Sotto il primo profilo, il convenuto ha pubblicato l'immagine sul proprio account senza autorizzazione, così violando il diritto esclusivo dell'attore di comunicarla al pubblico attraverso la rete.
Quanto al diritto di paternità, il tribunale rileva come dalle prove emerga che il convenuto abbia rimosso la filigrana con il nome utente dell'attore, apposta dalla piattaforma Xiaohongshu. Tale nome, pur assegnato dalla piattaforma, era stato scelto dall'attore per firmare l'opera, sicché la sua eliminazione integra una lesione del diritto ad essere riconosciuto come autore.
Accertata la duplice violazione, il tribunale condanna il convenuto a:
1. pubblicare scuse pubbliche sull'account in cui ha condiviso illecitamente la foto.

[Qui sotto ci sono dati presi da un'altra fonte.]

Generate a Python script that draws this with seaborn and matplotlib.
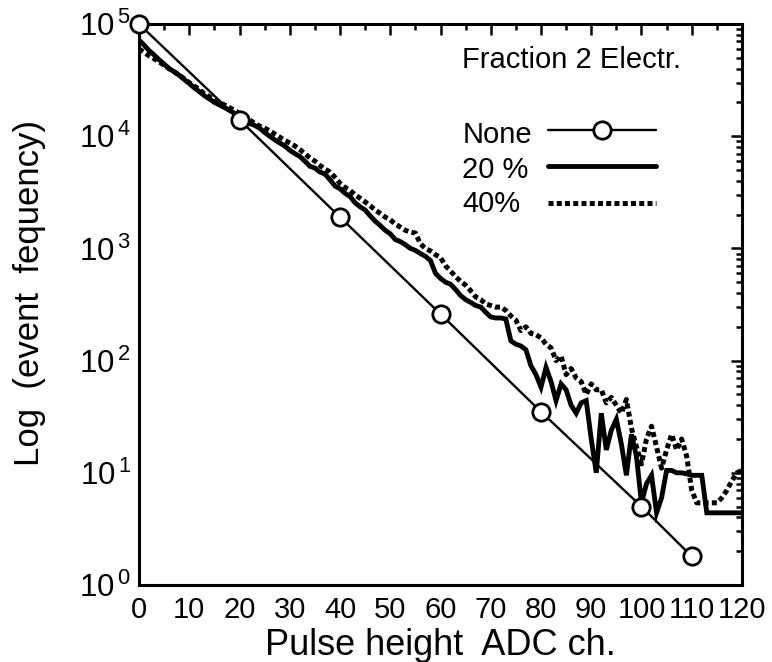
import numpy as np
import pandas as pd
import matplotlib
matplotlib.use("Agg")
import matplotlib.pyplot as plt
from matplotlib.ticker import MultipleLocator, LogLocator, FuncFormatter, NullFormatter
from matplotlib.lines import Line2D
import seaborn as sns

# ---- data -------------------------------------------------------------
# Pure single-electron spectrum (sampled points, straight line on log scale)
none_channels = [0, 20, 40, 60, 80, 100, 110]
none_counts = [1.0e5, 1.4e4, 1.9e3, 2.6e2, 35, 5.0, 1.8]

channels = list(range(0, 121))

# 20 % two-electron fraction
frac20_counts = [
    72000, 65000, 58000, 53000, 48000, 44000, 40000, 37500, 35000, 32000,
    29500, 27000, 25000, 23000, 21500, 20000, 19000, 18000, 17000, 16000,
    15000, 14000, 13000, 12500, 11800, 10800, 10000, 9300, 8700, 8200,
    7500, 7000, 6600, 6000, 5400, 5200, 4800, 4600, 4100, 3600,
    3400, 3100, 2900, 2550, 2350, 2200, 1950, 1750, 1600, 1450,
    1350, 1200, 1150, 1080, 1000, 960, 900, 850, 780, 600,
    540, 500, 480, 430, 380, 350, 330, 310, 300, 270,
    245, 240, 240, 235, 150, 140, 135, 125, 90, 75,
    58, 87, 65, 44, 62, 55, 40, 34, 42, 44,
    20, 10, 34, 16, 24, 30, 18, 9.5, 22, 14,
    5.4, 8, 9.5, 4.4, 6, 10.5, 10.5, 10, 10, 9.8,
    9.5, 9.5, 9.5, 4.4, 4.4, 4.4, 4.4, 4.4, 4.4, 4.4,
    4.4,
]

# 40 % two-electron fraction
frac40_counts = [
    60000, 56000, 52000, 49000, 46000, 43000, 40000, 37500, 35000, 32500,
    30000, 28000, 26000, 24000, 22500, 21000, 20000, 19000, 18000, 17000,
    16000, 15000, 14000, 13000, 12300, 11800, 11200, 10500, 9800, 9200,
    8700, 8200, 7600, 7000, 6400, 6000, 5500, 5100, 4800, 4300,
    3800, 3500, 3300, 3000, 2800, 2600, 2400, 2200, 2050, 1900,
    1800, 1650, 1550, 1450, 1400, 1370, 1100, 1000, 950, 880,
    830, 700, 630, 560, 510, 470, 420, 370, 350, 320,
    310, 300, 300, 280, 250, 230, 185, 200, 175, 170,
    160, 140, 130, 100, 110, 75, 85, 70, 65, 50,
    62, 55, 55, 42, 47, 40, 34, 45, 25, 17,
    12, 20, 26, 17, 11, 16, 22, 16, 20, 14,
    7, 5.4, 5.4, 5.4, 5.4, 5.4, 6, 7, 8.5, 10,
    10.5,
]

series_labels = ["None", "20 %", "40%"]
legend_title = "Fraction 2 Electr."
x_label = "Pulse height  ADC ch."
y_label = "Log  (event  fequency)"

df_none = pd.DataFrame({"ch": none_channels, "counts": none_counts})
df_20 = pd.DataFrame({"ch": channels, "counts": frac20_counts})
df_40 = pd.DataFrame({"ch": channels, "counts": frac40_counts})

# ---- style ------------------------------------------------------------
sns.set_style("white")
plt.rcParams["font.family"] = ["Liberation Sans", "DejaVu Sans"]
plt.rcParams["mathtext.fontset"] = "custom"
plt.rcParams["mathtext.rm"] = "Liberation Sans"
plt.rcParams["mathtext.it"] = "Liberation Sans:italic"
plt.rcParams["mathtext.bf"] = "Liberation Sans:bold"
for key in ["text.color", "axes.labelcolor", "xtick.color", "ytick.color"]:
    plt.rcParams[key] = "black"

fig = plt.figure(figsize=(7.72, 6.62), dpi=100)
ax = fig.add_axes([0.1801, 0.1163, 0.7810, 0.8474])

# ---- curves -----------------------------------------------------------
sns.lineplot(data=df_40, x="ch", y="counts", ax=ax, color="black",
             linewidth=3.6, linestyle=(0, (1.0, 0.65)), estimator=None,
             solid_capstyle="butt", dash_capstyle="butt", zorder=2)
sns.lineplot(data=df_20, x="ch", y="counts", ax=ax, color="black",
             linewidth=3.5, estimator=None, solid_joinstyle="miter",
             zorder=3)
sns.lineplot(data=df_none, x="ch", y="counts", ax=ax, color="black",
             linewidth=1.7, marker="o", markersize=12.5,
             markerfacecolor="white", markeredgecolor="black",
             markeredgewidth=2.0, estimator=None, zorder=4, clip_on=False)

# ---- axes -------------------------------------------------------------
ax.set_yscale("log")
ax.set_xlim(0, 120)
ax.set_ylim(1, 1e5)

ax.xaxis.set_major_locator(MultipleLocator(10))
ax.xaxis.set_minor_locator(MultipleLocator(5))
ax.yaxis.set_major_locator(LogLocator(base=10, numticks=10))
ax.yaxis.set_minor_locator(LogLocator(base=10, subs=np.arange(2, 10), numticks=20))
ax.yaxis.set_minor_formatter(NullFormatter())
ax.yaxis.set_major_formatter(
    FuncFormatter(lambda v, p: r"$\mathdefault{10^{\,%d}}$" % int(round(np.log10(v)))))

for s in ax.spines.values():
    s.set_linewidth(2.2)
    s.set_color("black")

ax.tick_params(which="both", direction="in", top=True, right=True,
               color="black", width=1.8)
ax.tick_params(which="major", length=8)
ax.tick_params(which="minor", length=4.5)
ax.tick_params(axis="x", which="major", labelsize=21, pad=8)
ax.tick_params(axis="y", which="major", labelsize=22.5, pad=6)

ax.set_xlabel(x_label, fontsize=26, labelpad=3)
ax.set_ylabel(y_label, fontsize=25)
ax.yaxis.set_label_coords(-0.155, 0.52)

# ---- legend -----------------------------------------------------------
ax.text(0.536, 0.936, legend_title, transform=ax.transAxes,
        fontsize=21, ha="left", va="center")

handles = [
    Line2D([], [], color="black", linewidth=1.7, marker="o", markersize=12.5,
           markerfacecolor="white", markeredgewidth=2.0),
    Line2D([], [], color="black", linewidth=3.5),
    Line2D([], [], color="black", linewidth=3.6, linestyle=(0, (1.0, 0.65))),
]
leg = ax.legend(handles, ["", "", ""], loc="upper left",
                bbox_to_anchor=(0.678, 0.833), frameon=False, fontsize=21,
                handlelength=3.7, handletextpad=0, labelspacing=0.3,
                borderpad=0, borderaxespad=0, markerscale=1.0)
row_y = [0.803, 0.739, 0.680]
for lab, yy in zip(series_labels, row_y):
    ax.text(0.536, yy, lab, transform=ax.transAxes, fontsize=21,
            ha="left", va="center")

fig.savefig("out.png", dpi=100)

2. risarcire all'attore, a titolo di danni, la somma equitativamente determinata di 500 yuan, non essendo possibile accertare con precisione né le perdite subite dall'attore né i profitti illecitamente realizzati dal convenuto.
Conclusioni
La sentenza del Tribunale di Pechino segna una pietra miliare nel riconoscimento della tutela autoriale alle opere generate dall'intelligenza artificiale.
Ancorché realizzate con strumenti di nuovo conio, tali opere possono soddisfare i requisiti tradizionalmente previsti dalla legge sul copyright - appartenenza al campo artistico, esteriorizzazione in forma espressiva, risultato di attività intellettuale, originalità - laddove riflettano il lavoro creativo dell'utente che fornisce al modello input quali prompt e parametri.
La titolarità dei relativi diritti spetta pertanto all'utente, non al software o al suo programmatore. Ciò a condizione che l'utente dia atto in modo trasparente dell'impiego dell'IA, in ossequio al diritto del pubblico di essere informato.
Nel fissare questi principi, la decisione promuove un'interpretazione evolutiva della disciplina autoriale, capace di tenere il passo del progresso tecnologico senza abdicare alla sua funzione di incentivo alla produzione di opere dell'ingegno realizzate con gli strumenti più avanzati.